From FY 2008 to FY 2013, the company’s share in the domestic market stood between 11% and 14%.
Domestic sales for Tata’s two top-selling products at the time, Indigo and Indica, began to fall significantly post FY12, when the company’s market share halved and dropped from double digit 11.7% in FY 2013 to single digit 5.4% in FY 2014.
Since FY14, Tata Motors’ market share has been averaging around 5%. Its highest was in FY19 at 6.8% and lowest in FY16 and FY20 at 4.6%.

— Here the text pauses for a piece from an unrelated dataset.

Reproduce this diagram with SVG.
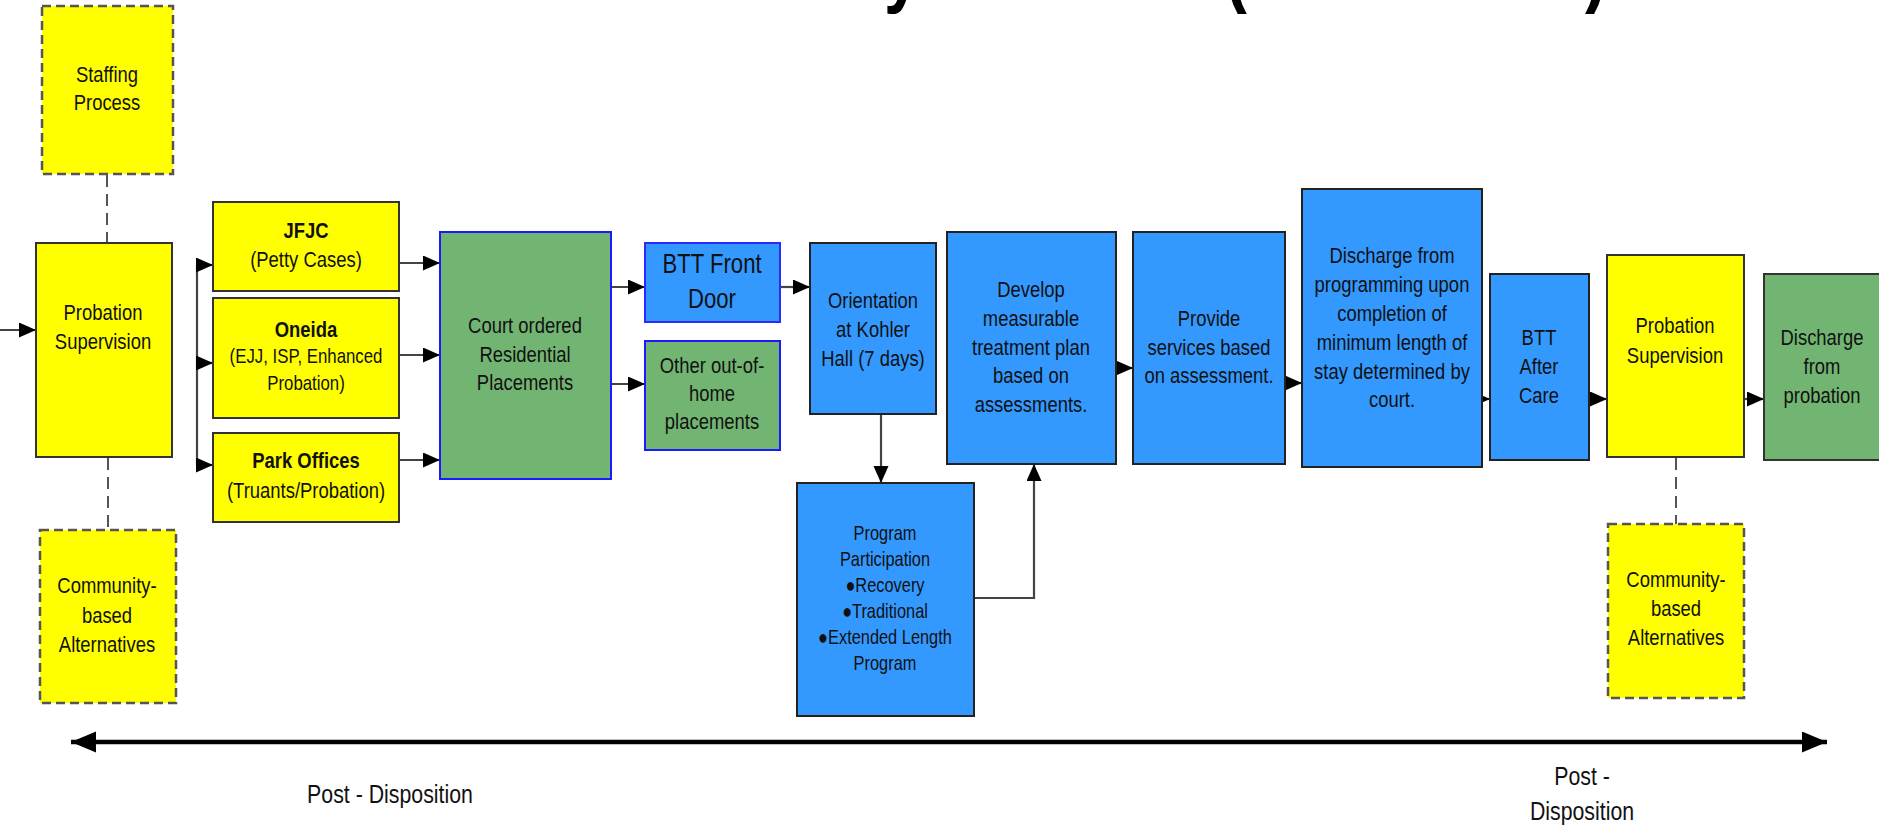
<svg xmlns="http://www.w3.org/2000/svg" width="1879" height="829" viewBox="0 0 1879 829">
<style>
text{font-family:"Liberation Sans",Arial,sans-serif;fill:#111;text-anchor:middle;font-size:22.5px}
.b{font-weight:bold}
.yel{fill:#ffff00;stroke:#333;stroke-width:2}
.dash{fill:#ffff00;stroke:#555;stroke-width:2.5;stroke-dasharray:9 5}
.blu{fill:#3399ff;stroke:#222;stroke-width:2}
.blub{fill:#3399ff;stroke:#2a2aff;stroke-width:2}
.grn{fill:#72b572;stroke:#1a1aff;stroke-width:2}
.grnd{fill:#72b572;stroke:#333;stroke-width:2}
.c{fill:none;stroke:#444;stroke-width:2.2}
.cd{fill:none;stroke:#555;stroke-width:2;stroke-dasharray:12 7}
.tl{fill:none;stroke:#000;stroke-width:4.5}
.title{font-size:80px;font-weight:bold;fill:#000;text-anchor:start}
</style>
<defs>
<marker id="ah" markerUnits="userSpaceOnUse" markerWidth="18" markerHeight="16" refX="17" refY="7.5" orient="auto">
<path d="M0,0 L17,7.5 L0,15 z" fill="#000"/>
</marker>
<marker id="big" markerUnits="userSpaceOnUse" markerWidth="26" markerHeight="22" refX="25" refY="10.5" orient="auto-start-reverse">
<path d="M0,0 L25,10.5 L0,21 z" fill="#000"/>
</marker>
</defs>
<rect width="1879" height="829" fill="#fff"/>
<g id="title-fragments">
<text class="title" x="884" y="-3" transform="translate(884 0) scale(0.82 1) translate(-884 0)">y</text>
<text class="title" x="1225" y="-3" transform="translate(1225 0) scale(0.82 1) translate(-1225 0)">(</text>
<text class="title" x="1585" y="-3" transform="translate(1585 0) scale(0.82 1) translate(-1585 0)">)</text>
</g>
<g id="connectors">
<line class="c" x1="0" y1="330" x2="36" y2="330" marker-end="url(#ah)"/>
<line class="c" x1="197" y1="265" x2="197" y2="465"/>
<line class="c" x1="196" y1="265" x2="213" y2="265" marker-end="url(#ah)"/>
<line class="c" x1="196" y1="363" x2="213" y2="363" marker-end="url(#ah)"/>
<line class="c" x1="196" y1="465" x2="213" y2="465" marker-end="url(#ah)"/>
<line class="c" x1="399" y1="263" x2="440" y2="263" marker-end="url(#ah)"/>
<line class="c" x1="399" y1="355" x2="440" y2="355" marker-end="url(#ah)"/>
<line class="c" x1="399" y1="460" x2="440" y2="460" marker-end="url(#ah)"/>
<line class="c" x1="611" y1="287" x2="645" y2="287" marker-end="url(#ah)"/>
<line class="c" x1="611" y1="384" x2="645" y2="384" marker-end="url(#ah)"/>
<line class="c" x1="780" y1="287" x2="810" y2="287" marker-end="url(#ah)"/>
<line class="c" x1="881" y1="414" x2="881" y2="483" marker-end="url(#ah)"/>
<path class="c" d="M974,598 H1034 V464" marker-end="url(#ah)"/>
<line class="c" x1="1116" y1="368" x2="1133" y2="368" marker-end="url(#ah)"/>
<line class="c" x1="1285" y1="383" x2="1302" y2="383" marker-end="url(#ah)"/>
<line class="c" x1="1482" y1="399" x2="1490" y2="399" marker-end="url(#ah)"/>
<line class="c" x1="1589" y1="399" x2="1607" y2="399" marker-end="url(#ah)"/>
<line class="c" x1="1744" y1="399" x2="1764" y2="399" marker-end="url(#ah)"/>
<line class="cd" x1="107" y1="175" x2="107" y2="243"/>
<line class="cd" x1="108" y1="458" x2="108" y2="530"/>
<line class="cd" x1="1676" y1="458" x2="1676" y2="524"/>
<line class="tl" x1="71" y1="742" x2="1827" y2="742" marker-start="url(#big)" marker-end="url(#big)"/>
</g>
<g id="staffing">
<rect class="dash" x="42" y="6" width="131" height="168"/>
<text transform="translate(107 0) scale(0.82 1)"><tspan x="0" y="82">Staffing</tspan><tspan x="0" y="110">Process</tspan></text>
</g>
<g id="probation1">
<rect class="yel" x="36" y="243" width="136" height="214"/>
<text transform="translate(103 0) scale(0.82 1)"><tspan x="0" y="320">Probation</tspan><tspan x="0" y="349">Supervision</tspan></text>
</g>
<g id="community1">
<rect class="dash" x="40" y="530" width="136" height="173"/>
<text transform="translate(107 0) scale(0.82 1)"><tspan x="0" y="593">Community-</tspan><tspan x="0" y="623">based</tspan><tspan x="0" y="652">Alternatives</tspan></text>
</g>
<g id="jfjc">
<rect class="yel" x="213" y="202" width="186" height="89"/>
<text transform="translate(306 0) scale(0.82 1)"><tspan class="b" x="0" y="238">JFJC</tspan><tspan x="0" y="267">(Petty Cases)</tspan></text>
</g>
<g id="oneida">
<rect class="yel" x="213" y="298" width="186" height="120"/>
<text transform="translate(306 0) scale(0.82 1)"><tspan class="b" x="0" y="337">Oneida</tspan><tspan x="0" y="363" style="font-size:20.5px">(EJJ, ISP, Enhanced</tspan><tspan x="0" y="390" style="font-size:20.5px">Probation)</tspan></text>
</g>
<g id="park">
<rect class="yel" x="213" y="433" width="186" height="89"/>
<text transform="translate(306 0) scale(0.82 1)"><tspan class="b" x="0" y="468">Park Offices</tspan><tspan x="0" y="498">(Truants/Probation)</tspan></text>
</g>
<g id="court">
<rect class="grn" x="440" y="232" width="171" height="247"/>
<text transform="translate(525 0) scale(0.82 1)"><tspan x="0" y="333">Court ordered</tspan><tspan x="0" y="362">Residential</tspan><tspan x="0" y="390">Placements</tspan></text>
</g>
<g id="btt-front-door">
<rect class="blub" x="645" y="243" width="135" height="79"/>
<text transform="translate(712 0) scale(0.82 1)" style="font-size:27px"><tspan x="0" y="273">BTT Front</tspan><tspan x="0" y="308">Door</tspan></text>
</g>
<g id="other-placements">
<rect class="grn" x="645" y="341" width="135" height="109"/>
<text transform="translate(712 0) scale(0.82 1)"><tspan x="0" y="373">Other out-of-</tspan><tspan x="0" y="401">home</tspan><tspan x="0" y="429">placements</tspan></text>
</g>
<g id="orientation">
<rect class="blu" x="810" y="243" width="126" height="171"/>
<text transform="translate(873 0) scale(0.82 1)"><tspan x="0" y="308">Orientation</tspan><tspan x="0" y="337">at Kohler</tspan><tspan x="0" y="366">Hall (7 days)</tspan></text>
</g>
<g id="develop">
<rect class="blu" x="947" y="232" width="169" height="232"/>
<text transform="translate(1031 0) scale(0.82 1)"><tspan x="0" y="297">Develop</tspan><tspan x="0" y="326">measurable</tspan><tspan x="0" y="355">treatment plan</tspan><tspan x="0" y="383">based on</tspan><tspan x="0" y="412">assessments.</tspan></text>
</g>
<g id="provide">
<rect class="blu" x="1133" y="232" width="152" height="232"/>
<text transform="translate(1209 0) scale(0.82 1)"><tspan x="0" y="326">Provide</tspan><tspan x="0" y="355">services based</tspan><tspan x="0" y="383">on assessment.</tspan></text>
</g>
<g id="program">
<rect class="blu" x="797" y="483" width="177" height="233"/>
<text transform="translate(885 0) scale(0.82 1)" style="font-size:20px"><tspan x="0" y="540">Program</tspan><tspan x="0" y="566">Participation</tspan><tspan x="0" y="592">●Recovery</tspan><tspan x="0" y="618">●Traditional</tspan><tspan x="0" y="644">●Extended Length</tspan><tspan x="0" y="670">Program</tspan></text>
</g>
<g id="discharge-programming">
<rect class="blu" x="1302" y="189" width="180" height="278"/>
<text transform="translate(1392 0) scale(0.82 1)"><tspan x="0" y="263">Discharge from</tspan><tspan x="0" y="292">programming upon</tspan><tspan x="0" y="321">completion of</tspan><tspan x="0" y="350">minimum length of</tspan><tspan x="0" y="379">stay determined by</tspan><tspan x="0" y="407">court.</tspan></text>
</g>
<g id="btt-after-care">
<rect class="blu" x="1490" y="274" width="99" height="186"/>
<text transform="translate(1539 0) scale(0.82 1)"><tspan x="0" y="345">BTT</tspan><tspan x="0" y="374">After</tspan><tspan x="0" y="403">Care</tspan></text>
</g>
<g id="probation2">
<rect class="yel" x="1607" y="255" width="137" height="202"/>
<text transform="translate(1675 0) scale(0.82 1)"><tspan x="0" y="333">Probation</tspan><tspan x="0" y="363">Supervision</tspan></text>
</g>
<g id="discharge-probation">
<rect class="grnd" x="1764" y="274" width="130" height="186"/>
<text transform="translate(1822 0) scale(0.82 1)"><tspan x="0" y="345">Discharge</tspan><tspan x="0" y="374">from</tspan><tspan x="0" y="403">probation</tspan></text>
</g>
<g id="community2">
<rect class="dash" x="1608" y="524" width="136" height="174"/>
<text transform="translate(1676 0) scale(0.82 1)"><tspan x="0" y="587">Community-</tspan><tspan x="0" y="616">based</tspan><tspan x="0" y="645">Alternatives</tspan></text>
</g>
<g id="labels">
<text transform="translate(390 0) scale(0.82 1)" style="font-size:26px"><tspan x="0" y="803">Post - Disposition</tspan></text>
<text transform="translate(1582 0) scale(0.82 1)" style="font-size:26px"><tspan x="0" y="785">Post -</tspan><tspan x="0" y="820">Disposition</tspan></text>
</g>
</svg>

Following this, the carmaker began the rebound and doubled its market share to 8.2% in FY21 and grew to 12.1% in FY22, thereby marking a 3X times growth in the last two fiscal years.
Electric is the future?
For the electric vehicle (EV) segment in the Indian PV industry, Tata Motors is well ahead and has taken a lead, among all its counterparts. After its first EV model launched in early 2020, the company has plans to launch 10 EVs by 2025.
In FY22, sales of Tata Nexon grew three-fold helping its maker leave behind Hyundai’s Creta, to become the best-selling SUV in the country. This was also the first time that a Tata SUV became the highest selling in India.
Tata has recently launched the Nexon Max EV with a comparatively higher range, and showcased concept EV models like Curvv and Avinya.
Hyundai too has strong EV plans, however currently offers only one model – its premium Kona SUV in the market. The company has scheduled the launch of its Ioniq 5 CUV this year.
Moving forward this fiscal, it would be interesting to watch the turn of events with new product launches and strategies to see if the long enduring carmaker manages to stand its ground or the new rival takes up the No 2 position by a storm.